Come back to an earlier simpler time when cops and robbers used rods and gats, Hammer drove a heap, women were dames, broads, dolls, and molls, and cupcakes were "gone" on a guy. Yes, it is the 1940's and Mike Hammer is loose on the streets as only Mickey Spillane could imagine him with the able assistance of Max Allan Collins. In "Lady, Go Die!", Collins completes an unfinished Spillane novel that was destined to be the sequel to "I, The Jury" but was never completed for unknown reasons. It is truly a fun read to relive the prose and dialogue of a master of noir with all the dated references to a time maybe 65 years ago when the lines between good and evil were less blurred than they are today or at least they appeared that way.
In "Lady, Go Die!", Mike and Velda, his secretary, assistant, and lover, head to the small town of Sidon, a Long Island beach town. Mike interrupts the savage beating of a hapless beach bum by two local detectives, one of whom, Dekkert, is a dirty cop having been kicked off the NY force. Before he knows it, Hammer's code of justice has him knee deep in a mystery involving the death of Sharron Wesley, a former wealthy socialite of dubious background, a high stakes illegal gambling establishment, small town corruption, angry cops, and elements of New York's mob who may or may not sympathize with Mike. Along the way, Mike shuttles bqack and forth to the City to meet with his buddy, Pat Chambers, as well as with many of his less than steller NY contacts.

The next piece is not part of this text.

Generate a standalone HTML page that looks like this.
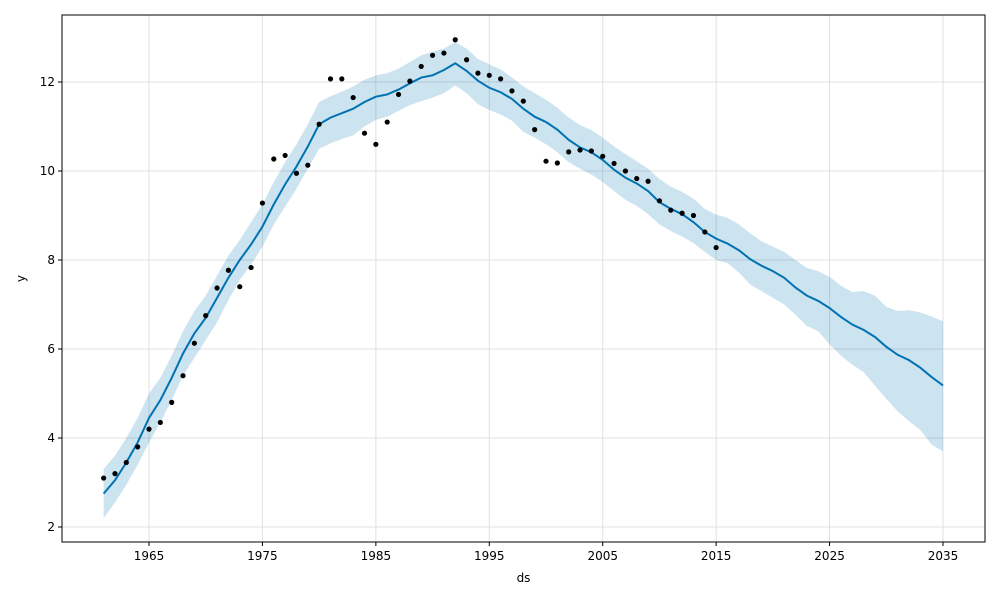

As Mike peels back the layers of this mystery, he senses they are all related yet somehow they don't seem to fit the usual pattern--is there more than one "perp", are certain elements of the criminal activities unrelated red herrings? Readers familiar with the older writings of Mickey Spillane will smile at his tough guy dialogue and his take-no-guff attitude as his trigger temper begins to take its toll on the bad guys of Sidon. Only when Velda goes missing does Mike ratchet up his desperation enough to find the answers he demands, even if it means taking the town apart piece by piece.
This is the second collaboration I have read of Collins and Spillane, and I admire Max Allan Collins' devotion to maintaining the "voice", stylings, and texture of Mickey Spilane's iconic character--a character that surely begat most of today's justice seekers from Jack Reacher to Dave Roubidoux. Yes, the prose is simpler than we expect today and yes, it is filled with dated, even sexist remarks, yet that is the point of Collins' painstaking devotion to recreating the times and milieu of Mike Hammer. Having grown up reading Mickey Spillane and watching the Mike Hammer Movies and TV shows, I found this an enjoyable, fast, satisfying walk down memory lane.